StreamReaderIterDataPipe#

class torch.utils.data.datapipes.iter.streamreader.StreamReaderIterDataPipe(datapipe, chunk=None)[source]#

Given IO streams and their label names, yield bytes with label name as tuple.

(functional name: read_from_stream).

Parameters:
  • datapipe (IterDataPipe[tuple[str, IOBase]]) – Iterable DataPipe provides label/URL and byte stream

  • chunk (int | None) – Number of bytes to be read from stream per iteration.

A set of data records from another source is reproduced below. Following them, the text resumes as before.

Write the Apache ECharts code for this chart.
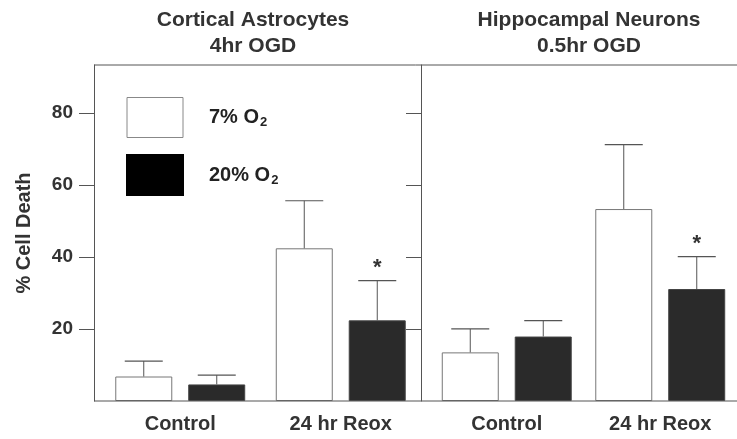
<!DOCTYPE html>
<html>
<head>
<meta charset="utf-8">
<script src="https://cdn.jsdelivr.net/npm/echarts@6/dist/echarts.min.js"></script>
<style>
  html, body { margin: 0; padding: 0; background: #fff; }
  #chart { width: 737px; height: 439px; }
</style>
</head>
<body>
<div id="chart"></div>
<script>
// categories and values (mean % cell death, upper SEM)
const categories = ['Control', '24 hr Reox']
const yTicks = [20, 40, 60, 80]

const astroLow = [6.8, 42.4]
const astroLowErr = [4.3, 13.2]
const astroHigh = [4.6, 22.4]
const astroHighErr = [2.6, 11.0]
const astroSig = ['', '*']

const neuroLow = [13.5, 53.3]
const neuroLowErr = [6.5, 17.9]
const neuroHigh = [17.9, 31.1]
const neuroHighErr = [4.4, 9.0]
const neuroSig = ['', '*']

const FONT = '"Liberation Sans", Arial, sans-serif'
const INK = '#333'
const LINE = '#555'
const BAR_W = 57
const BAR_SHIFT = 36.5

const chart = echarts.init(document.getElementById('chart'))

// upper error bars (+ significance mark) drawn from the data
const errorSeries = (gridIdx, means, errs, sig, shift) => ({
  type: 'custom',
  xAxisIndex: gridIdx,
  yAxisIndex: gridIdx,
  silent: true,
  z: 5,
  data: means.map((m, i) => [i, m, m + errs[i]]),
  renderItem: (params, api) => {
    const base = api.coord([api.value(0), api.value(1)])
    const top = api.coord([api.value(0), api.value(2)])
    const x = base[0] + shift
    const children = [
      { type: 'line', shape: { x1: x, y1: base[1], x2: x, y2: top[1] }, style: { stroke: LINE, lineWidth: 1 } },
      { type: 'line', shape: { x1: x - 19, y1: top[1], x2: x + 19, y2: top[1] }, style: { stroke: LINE, lineWidth: 1.2 } }
    ]
    const mark = sig[params.dataIndex]
    if (mark) {
      children.push({
        type: 'text',
        style: { text: mark, x: x, y: top[1] - 2, align: 'center', verticalAlign: 'bottom', font: 'bold 22px ' + FONT, fill: INK }
      })
    }
    return { type: 'group', children }
  }
})

const lowStyle = { color: '#fff', borderColor: '#777', borderWidth: 1 }
const highStyle = { color: '#2a2a2a', borderColor: '#444', borderWidth: 1 }

const yAxisBase = (gridIdx, offset, showLabels) => ({
  type: 'value',
  gridIndex: gridIdx,
  offset: offset,
  min: 0,
  max: 93.3,
  interval: 20,
  splitLine: { show: false },
  axisLine: { show: true, lineStyle: { color: LINE, width: 1 } },
  axisTick: { show: true, length: 15, customValues: yTicks, lineStyle: { color: LINE } },
  axisLabel: {
    show: showLabels,
    customValues: yTicks,
    margin: 21,
    fontSize: 19,
    fontWeight: 'bold',
    fontFamily: FONT,
    color: INK
  }
})

const xAxisBase = (gridIdx) => ({
  type: 'category',
  gridIndex: gridIdx,
  data: categories,
  axisLine: { show: false },
  axisTick: { show: false },
  axisLabel: { margin: 13, fontSize: 20, fontWeight: 'bold', fontFamily: FONT, color: INK }
})

const legendText = (name) => {
  const parts = name.split('O2')
  return '{t|' + parts[0] + 'O}{s|2}'
}

const option = {
  animation: false,
  backgroundColor: '#fff',
  grid: [
    { left: 100, top: 65, width: 321, height: 336 },
    { left: 430, top: 65, width: 317, height: 336 }
  ],
  legend: {
    orient: 'vertical',
    left: 126,
    top: 97,
    padding: 0,
    itemWidth: 56,
    itemHeight: 40,
    itemGap: 16,
    selectedMode: false,
    icon: 'rect',
    formatter: legendText,
    textStyle: {
      rich: {
        t: { fontSize: 20, fontWeight: 'bold', fontFamily: FONT, color: '#222', padding: [0, 0, 0, 21] },
        s: { fontSize: 13, fontWeight: 'bold', fontFamily: FONT, color: '#222', verticalAlign: 'bottom', padding: [10, 0, 0, 1] }
      }
    },
    data: [
      { name: '7% O2', itemStyle: { color: '#fff', borderColor: '#888', borderWidth: 1 } },
      { name: '20% O2', itemStyle: { color: '#000', borderColor: '#000' } }
    ]
  },
  xAxis: [xAxisBase(0), xAxisBase(1)],
  yAxis: [
    Object.assign(yAxisBase(0, 6, true), {
      name: '% Cell Death',
      nameLocation: 'middle',
      nameGap: 60,
      nameTextStyle: { fontSize: 20, fontWeight: 'bold', fontFamily: FONT, color: INK }
    }),
    yAxisBase(1, 9, false)
  ],
  series: [
    { name: '7% O2', type: 'bar', xAxisIndex: 0, yAxisIndex: 0, data: astroLow, barWidth: BAR_W, barGap: '28%', itemStyle: lowStyle },
    { name: '20% O2', type: 'bar', xAxisIndex: 0, yAxisIndex: 0, data: astroHigh, barWidth: BAR_W, barGap: '28%', itemStyle: highStyle },
    { name: '7% O2', type: 'bar', xAxisIndex: 1, yAxisIndex: 1, data: neuroLow, barWidth: BAR_W, barGap: '28%', itemStyle: lowStyle },
    { name: '20% O2', type: 'bar', xAxisIndex: 1, yAxisIndex: 1, data: neuroHigh, barWidth: BAR_W, barGap: '28%', itemStyle: highStyle },
    errorSeries(0, astroLow, astroLowErr, ['', ''], -BAR_SHIFT),
    errorSeries(0, astroHigh, astroHighErr, astroSig, BAR_SHIFT),
    errorSeries(1, neuroLow, neuroLowErr, ['', ''], -BAR_SHIFT),
    errorSeries(1, neuroHigh, neuroHighErr, neuroSig, BAR_SHIFT)
  ],
  graphic: [
    // panel frame: top and bottom rules
    { type: 'line', shape: { x1: 94, y1: 65, x2: 737, y2: 65 }, style: { stroke: LINE, lineWidth: 1 }, z: 10 },
    { type: 'line', shape: { x1: 94, y1: 401, x2: 737, y2: 401 }, style: { stroke: LINE, lineWidth: 1.2 }, z: 10 },
    // panel titles
    { type: 'text', x: 253, y: 7, style: { text: 'Cortical Astrocytes\n4hr OGD', align: 'center', font: 'bold 21px ' + FONT, lineHeight: 26, fill: INK } },
    { type: 'text', x: 589, y: 7, style: { text: 'Hippocampal Neurons\n0.5hr OGD', align: 'center', font: 'bold 21px ' + FONT, lineHeight: 26, fill: INK } }
  ]
}

chart.setOption(option)
</script>
</body>
</html>
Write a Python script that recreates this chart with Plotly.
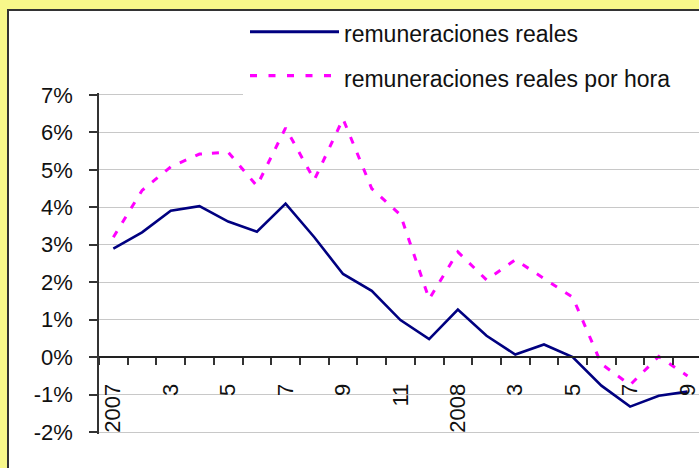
import plotly.graph_objects as go

# ---- data ----
months = list(range(21))  # Jan 2007 .. Sep 2008
tick_positions = [0, 2, 4, 6, 8, 10, 12, 14, 16, 18, 20]
tick_labels = ["2007", "3", "5", "7", "9", "11", "2008", "3", "5", "7", "9"]
remuneraciones_reales = [2.9, 3.33, 3.91, 4.03, 3.62, 3.35, 4.1, 3.2, 2.22, 1.77,
                         0.99, 0.48, 1.27, 0.57, 0.07, 0.34, 0.0, -0.76, -1.32, -1.03, -0.92]
remuneraciones_por_hora = [3.2, 4.45, 5.08, 5.42, 5.47, 4.57, 6.12, 4.73, 6.36, 4.5,
                           3.8, 1.55, 2.81, 2.06, 2.6, 2.1, 1.6, -0.18, -0.74, 0.02, -0.5]
y_tick_vals = [-2, -1, 0, 1, 2, 3, 4, 5, 6, 7]
series_names = ["remuneraciones reales", "remuneraciones reales por hora"]

# ---- geometry helpers (layout only) ----
W, H = 699, 468
ML, MR, MT, MB = 99, 0, 93, 34
PW, PH = W - ML - MR, H - MT - MB
YR = [-2.05, 7.05]
YELLOW = "#F8F88A"


def px(xp):
    return (xp - ML) / PW


def py(yp):
    return (H - MB - yp) / PH


FONT = "Liberation Sans, Arial, sans-serif"

fig = go.Figure()
fig.add_trace(go.Scatter(x=months, y=remuneraciones_reales, mode="lines",
                         name=series_names[0], showlegend=False,
                         line=dict(color="#000080", width=2.6)))
fig.add_trace(go.Scatter(x=months, y=remuneraciones_por_hora, mode="lines",
                         name=series_names[1], showlegend=False,
                         line=dict(color="#FF00FF", width=3, dash="7px,10px")))

shapes = [
    # chart area with border
    dict(type="rect", xref="paper", yref="paper", x0=px(8), x1=px(740), y0=py(500), y1=py(10),
         line=dict(color="#333333", width=2), fillcolor="white", layer="below"),
    # legend box
    dict(type="rect", xref="paper", yref="paper", x0=px(243), x1=px(720), y0=py(96), y1=py(11.5),
         line=dict(width=0), fillcolor="white", layer="above"),
    dict(type="line", xref="paper", yref="paper", x0=px(250), x1=px(339), y0=py(31.7), y1=py(31.7),
         line=dict(color="#000080", width=3), layer="above"),
    dict(type="line", xref="paper", yref="paper", x0=px(250), x1=px(332), y0=py(75.7), y1=py(75.7),
         line=dict(color="#FF00FF", width=3.3, dash="7px,11.5px"), layer="above"),
]
annotations = [
    dict(xref="paper", yref="paper", x=px(342), y=py(34.5), text=series_names[0],
         showarrow=False, xanchor="left", yanchor="middle",
         font=dict(family=FONT, size=23, color="#111111")),
    dict(xref="paper", yref="paper", x=px(342), y=py(79), text=series_names[1],
         showarrow=False, xanchor="left", yanchor="middle",
         font=dict(family=FONT, size=23, color="#111111")),
]

fig.update_layout(
    width=W, height=H, autosize=False,
    margin=dict(l=ML, r=MR, t=MT, b=MB, pad=0),
    paper_bgcolor=YELLOW, plot_bgcolor="white",
    font=dict(family=FONT, size=22, color="#111111"),
    shapes=shapes, annotations=annotations, showlegend=False,
    xaxis=dict(
        range=[-0.5, 20.4], tickmode="array", tickvals=tick_positions, ticktext=tick_labels,
        tickangle=-90, ticks="outside", ticklen=7, tickcolor="rgba(0,0,0,0)",
        ticklabelstandoff=10, ticklabeloverflow="allow",
        showgrid=False, zeroline=False, showline=True, linecolor="#222222", linewidth=1.5,
        anchor="free", position=(0 - YR[0]) / (YR[1] - YR[0]),
        minor=dict(tick0=0.5, dtick=1, ticks="outside", ticklen=7, tickcolor="#333333",
                   tickwidth=1.5, showgrid=False),
        tickfont=dict(family=FONT, size=22, color="#111111"),
    ),
    yaxis=dict(
        range=YR, tickmode="array", tickvals=y_tick_vals,
        ticktext=[f"{v}%" for v in y_tick_vals],
        ticks="outside", ticklen=8, tickcolor="#333333", tickwidth=1.5,
        ticklabelstandoff=12,
        showgrid=True, gridcolor="#c8c8c8", gridwidth=1.3, zeroline=False,
        showline=True, linecolor="#333333", linewidth=1.5,
        tickfont=dict(family=FONT, size=22, color="#111111"),
    ),
)

fig.write_html(
    "out.html",
    config={"displayModeBar": False},
    post_script="document.body.style.margin='0';document.body.style.padding='0';"
                "document.body.style.overflow='hidden';"
                f"document.body.style.background='{YELLOW}';",
)
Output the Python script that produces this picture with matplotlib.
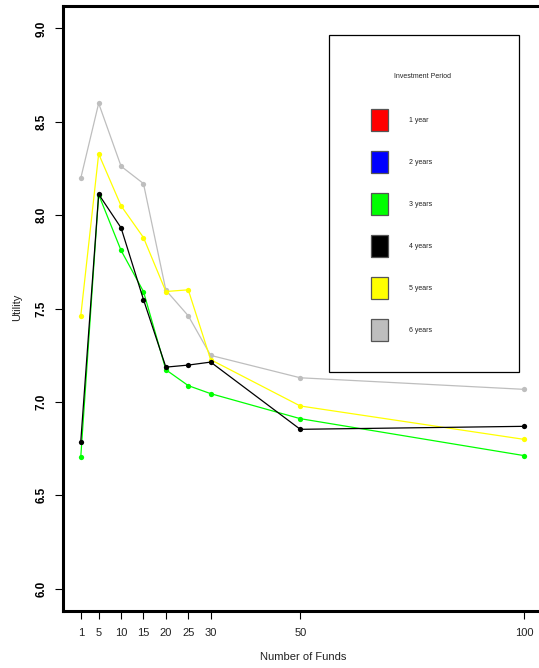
import matplotlib
matplotlib.use("Agg")
import matplotlib.pyplot as plt
from matplotlib.patches import Rectangle

funds = [1, 5, 10, 15, 20, 25, 30, 50, 100]

# utility per investment period (1 and 2 years are not drawn in the original)
util_3y = [6.703, 8.110, 7.811, 7.591, 7.172, 7.087, 7.044, 6.910, 6.712]
util_4y = [6.785, 8.112, 7.932, 7.548, 7.186, 7.197, 7.213, 6.853, 6.869]
util_5y = [7.459, 8.328, 8.050, 7.880, 7.591, 7.600, 7.226, 6.978, 6.799]
util_6y = [8.197, 8.599, 8.262, 8.169, 7.598, 7.461, 7.249, 7.129, 7.067]

legend_labels = ["1 year", "2 years", "3 years", "4 years", "5 years", "6 years"]
legend_colors = ["#ff0000", "#0000ff", "#00ff00", "#000000", "#ffff00", "#bebebe"]

y_ticks = [6.0, 6.5, 7.0, 7.5, 8.0, 8.5, 9.0]

plt.rcParams['font.family'] = ['Liberation Sans', 'DejaVu Sans']

fig = plt.figure(figsize=(5.39, 6.68), dpi=100)
ax = fig.add_axes([63 / 539, 1 - 611 / 668, 479 / 539, 605 / 668])

series = [(util_6y, "#bebebe"), (util_5y, "#ffff00"),
          (util_3y, "#00ff00"), (util_4y, "#000000")]
for vals, col in series:
    ax.plot(funds, vals, color=col, lw=0.9, marker='o', ms=3.8,
            markeredgewidth=0, clip_on=False)

ax.set_xlim(1 - 0.04 * 99, 100 + 0.04 * 99)
ax.set_ylim(6 - 0.12, 9 + 0.12)
ax.set_xticks(funds)
ax.set_xticklabels([str(f) for f in funds], fontsize=8, color='#222222')
ax.set_yticks(y_ticks)
ax.set_yticklabels(["%.1f" % t for t in y_ticks], fontsize=8.5,
                   fontweight='bold', rotation=90, va='center')
ax.tick_params(axis='both', direction='out', length=6, width=0.8)
ax.tick_params(axis='x', pad=6)
ax.tick_params(axis='y', pad=5)

for s in ax.spines.values():
    s.set_linewidth(2.2)
ax.spines['right'].set_visible(False)

fig.text(303 / 539, 1 - 657 / 668, "Number of Funds", ha='center', va='center',
         fontsize=8, color='#222222')
fig.text(17 / 539, 1 - 307 / 668, "Utility", ha='center', va='center',
         rotation=90, fontsize=8, color='#222222')

# legend drawn by hand, as in the original
lt = fig.transFigure
fig.patches.append(Rectangle((329 / 539, 1 - 372 / 668), 190 / 539, 337 / 668,
                             transform=lt, fill=False, lw=0.9, ec='black'))
fig.text(423 / 539, 1 - 76 / 668, "Investment Period", ha='center', va='center',
         fontsize=5, color='#222222')
for i, (lab, col) in enumerate(zip(legend_labels, legend_colors)):
    cy = 120 + 42 * i
    fig.patches.append(Rectangle((371 / 539, 1 - (cy + 11) / 668), 17 / 539, 22 / 668,
                                 transform=lt, fc=col, ec='#555555', lw=0.9))
    fig.text(409 / 539, 1 - cy / 668, lab, ha='left', va='center', fontsize=5,
             color='#222222')

fig.savefig("out.png", dpi=100)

If None, all bytes will be read until the EOF.

Example

>>> from torchdata.datapipes.iter import IterableWrapper, StreamReader
>>> from io import StringIO
>>> dp = IterableWrapper([("alphabet", StringIO("abcde"))])
>>> list(StreamReader(dp, chunk=1))
[('alphabet', 'a'), ('alphabet', 'b'), ('alphabet', 'c'), ('alphabet', 'd'), ('alphabet', 'e')]
reset()[source]#

Reset the IterDataPipe to the initial state.

By default, no-op. For subclasses of IterDataPipe, depending on their functionalities, they may want to override this method with implementations that may clear the buffers and reset pointers of the DataPipe. The reset method is always called when __iter__ is called as part of hook_iterator.